*Stated goal*
Do not copy the pictures; transcribe all other material exactly.

*Data lines*
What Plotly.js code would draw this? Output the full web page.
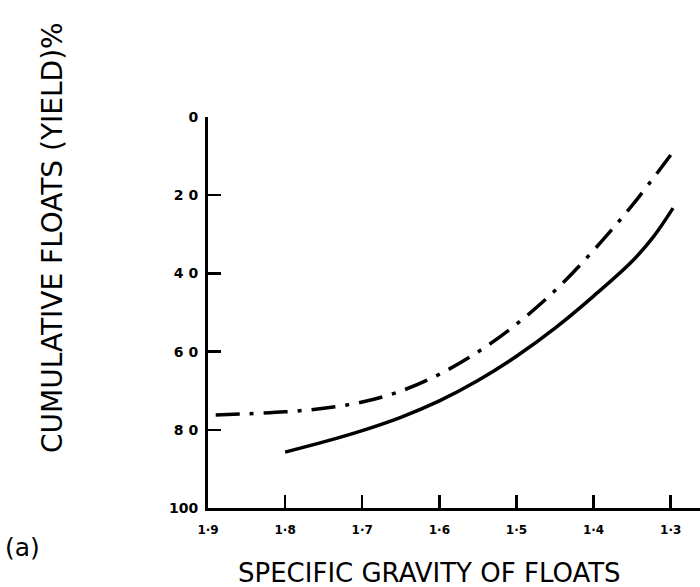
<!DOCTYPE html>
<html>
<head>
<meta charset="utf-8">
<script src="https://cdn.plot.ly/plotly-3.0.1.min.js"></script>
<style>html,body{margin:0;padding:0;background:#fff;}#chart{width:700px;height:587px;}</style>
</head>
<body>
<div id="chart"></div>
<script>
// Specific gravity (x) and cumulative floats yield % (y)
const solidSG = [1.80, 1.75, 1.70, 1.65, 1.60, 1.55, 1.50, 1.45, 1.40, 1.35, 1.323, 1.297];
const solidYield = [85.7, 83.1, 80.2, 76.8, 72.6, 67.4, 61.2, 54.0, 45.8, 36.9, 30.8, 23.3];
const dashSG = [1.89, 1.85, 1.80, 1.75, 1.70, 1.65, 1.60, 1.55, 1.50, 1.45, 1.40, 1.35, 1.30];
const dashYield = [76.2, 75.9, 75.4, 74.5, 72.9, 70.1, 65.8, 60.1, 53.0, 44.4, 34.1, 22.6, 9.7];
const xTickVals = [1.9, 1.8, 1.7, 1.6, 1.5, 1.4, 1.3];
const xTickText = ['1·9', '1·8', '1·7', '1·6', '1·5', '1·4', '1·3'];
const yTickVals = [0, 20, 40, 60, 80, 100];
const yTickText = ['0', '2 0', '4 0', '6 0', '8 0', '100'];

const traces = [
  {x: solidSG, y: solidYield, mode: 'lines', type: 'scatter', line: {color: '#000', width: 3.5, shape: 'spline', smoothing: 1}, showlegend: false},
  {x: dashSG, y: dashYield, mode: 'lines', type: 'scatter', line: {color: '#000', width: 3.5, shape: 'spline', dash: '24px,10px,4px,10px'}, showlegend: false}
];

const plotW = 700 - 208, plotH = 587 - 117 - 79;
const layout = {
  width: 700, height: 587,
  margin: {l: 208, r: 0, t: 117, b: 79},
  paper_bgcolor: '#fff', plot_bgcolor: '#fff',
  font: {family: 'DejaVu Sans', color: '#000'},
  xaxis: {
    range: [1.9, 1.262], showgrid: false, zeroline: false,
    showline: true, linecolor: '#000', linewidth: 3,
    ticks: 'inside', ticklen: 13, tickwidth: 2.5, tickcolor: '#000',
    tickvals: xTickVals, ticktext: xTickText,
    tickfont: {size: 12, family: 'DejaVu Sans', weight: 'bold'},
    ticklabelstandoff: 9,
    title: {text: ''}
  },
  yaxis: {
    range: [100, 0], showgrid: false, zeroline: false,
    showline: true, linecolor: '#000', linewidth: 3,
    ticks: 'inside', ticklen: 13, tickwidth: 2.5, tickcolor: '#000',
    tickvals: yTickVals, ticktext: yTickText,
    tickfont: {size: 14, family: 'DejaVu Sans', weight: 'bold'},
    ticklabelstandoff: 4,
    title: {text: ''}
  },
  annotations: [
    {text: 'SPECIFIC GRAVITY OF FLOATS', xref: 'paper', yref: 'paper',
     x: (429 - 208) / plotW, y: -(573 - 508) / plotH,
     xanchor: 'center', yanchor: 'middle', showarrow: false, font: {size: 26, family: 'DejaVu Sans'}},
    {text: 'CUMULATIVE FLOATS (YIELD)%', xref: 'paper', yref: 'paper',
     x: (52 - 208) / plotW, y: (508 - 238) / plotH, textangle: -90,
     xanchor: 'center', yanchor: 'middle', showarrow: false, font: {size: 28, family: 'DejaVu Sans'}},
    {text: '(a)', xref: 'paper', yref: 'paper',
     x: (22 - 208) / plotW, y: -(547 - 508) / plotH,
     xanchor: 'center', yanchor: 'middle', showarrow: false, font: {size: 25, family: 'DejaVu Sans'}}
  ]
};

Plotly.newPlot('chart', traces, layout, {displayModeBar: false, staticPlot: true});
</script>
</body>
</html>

*Output below*
What Plotly.js code would draw this? Output the full web page.
<!DOCTYPE html>
<html>
<head>
<meta charset="utf-8">
<script src="https://cdn.plot.ly/plotly-3.0.1.min.js"></script>
<style>html,body{margin:0;padding:0;background:#fff;}#chart{width:700px;height:587px;}</style>
</head>
<body>
<div id="chart"></div>
<script>
// Specific gravity (x) and cumulative floats yield % (y)
const solidSG = [1.80, 1.75, 1.70, 1.65, 1.60, 1.55, 1.50, 1.45, 1.40, 1.35, 1.323, 1.297];
const solidYield = [85.7, 83.1, 80.2, 76.8, 72.6, 67.4, 61.2, 54.0, 45.8, 36.9, 30.8, 23.3];
const dashSG = [1.89, 1.85, 1.80, 1.75, 1.70, 1.65, 1.60, 1.55, 1.50, 1.45, 1.40, 1.35, 1.30];
const dashYield = [76.2, 75.9, 75.4, 74.5, 72.9, 70.1, 65.8, 60.1, 53.0, 44.4, 34.1, 22.6, 9.7];
const xTickVals = [1.9, 1.8, 1.7, 1.6, 1.5, 1.4, 1.3];
const xTickText = ['1·9', '1·8', '1·7', '1·6', '1·5', '1·4', '1·3'];
const yTickVals = [0, 20, 40, 60, 80, 100];
const yTickText = ['0', '2 0', '4 0', '6 0', '8 0', '100'];

const traces = [
  {x: solidSG, y: solidYield, mode: 'lines', type: 'scatter', line: {color: '#000', width: 3.5, shape: 'spline', smoothing: 1}, showlegend: false},
  {x: dashSG, y: dashYield, mode: 'lines', type: 'scatter', line: {color: '#000', width: 3.5, shape: 'spline', dash: '24px,10px,4px,10px'}, showlegend: false}
];

const plotW = 700 - 208, plotH = 587 - 117 - 79;
const layout = {
  width: 700, height: 587,
  margin: {l: 208, r: 0, t: 117, b: 79},
  paper_bgcolor: '#fff', plot_bgcolor: '#fff',
  font: {family: 'DejaVu Sans', color: '#000'},
  xaxis: {
    range: [1.9, 1.262], showgrid: false, zeroline: false,
    showline: true, linecolor: '#000', linewidth: 3,
    ticks: 'inside', ticklen: 13, tickwidth: 2.5, tickcolor: '#000',
    tickvals: xTickVals, ticktext: xTickText,
    tickfont: {size: 12, family: 'DejaVu Sans', weight: 'bold'},
    ticklabelstandoff: 9,
    title: {text: ''}
  },
  yaxis: {
    range: [100, 0], showgrid: false, zeroline: false,
    showline: true, linecolor: '#000', linewidth: 3,
    ticks: 'inside', ticklen: 13, tickwidth: 2.5, tickcolor: '#000',
    tickvals: yTickVals, ticktext: yTickText,
    tickfont: {size: 14, family: 'DejaVu Sans', weight: 'bold'},
    ticklabelstandoff: 4,
    title: {text: ''}
  },
  annotations: [
    {text: 'SPECIFIC GRAVITY OF FLOATS', xref: 'paper', yref: 'paper',
     x: (429 - 208) / plotW, y: -(573 - 508) / plotH,
     xanchor: 'center', yanchor: 'middle', showarrow: false, font: {size: 26, family: 'DejaVu Sans'}},
    {text: 'CUMULATIVE FLOATS (YIELD)%', xref: 'paper', yref: 'paper',
     x: (52 - 208) / plotW, y: (508 - 238) / plotH, textangle: -90,
     xanchor: 'center', yanchor: 'middle', showarrow: false, font: {size: 28, family: 'DejaVu Sans'}},
    {text: '(a)', xref: 'paper', yref: 'paper',
     x: (22 - 208) / plotW, y: -(547 - 508) / plotH,
     xanchor: 'center', yanchor: 'middle', showarrow: false, font: {size: 25, family: 'DejaVu Sans'}}
  ]
};

Plotly.newPlot('chart', traces, layout, {displayModeBar: false, staticPlot: true});
</script>
</body>
</html>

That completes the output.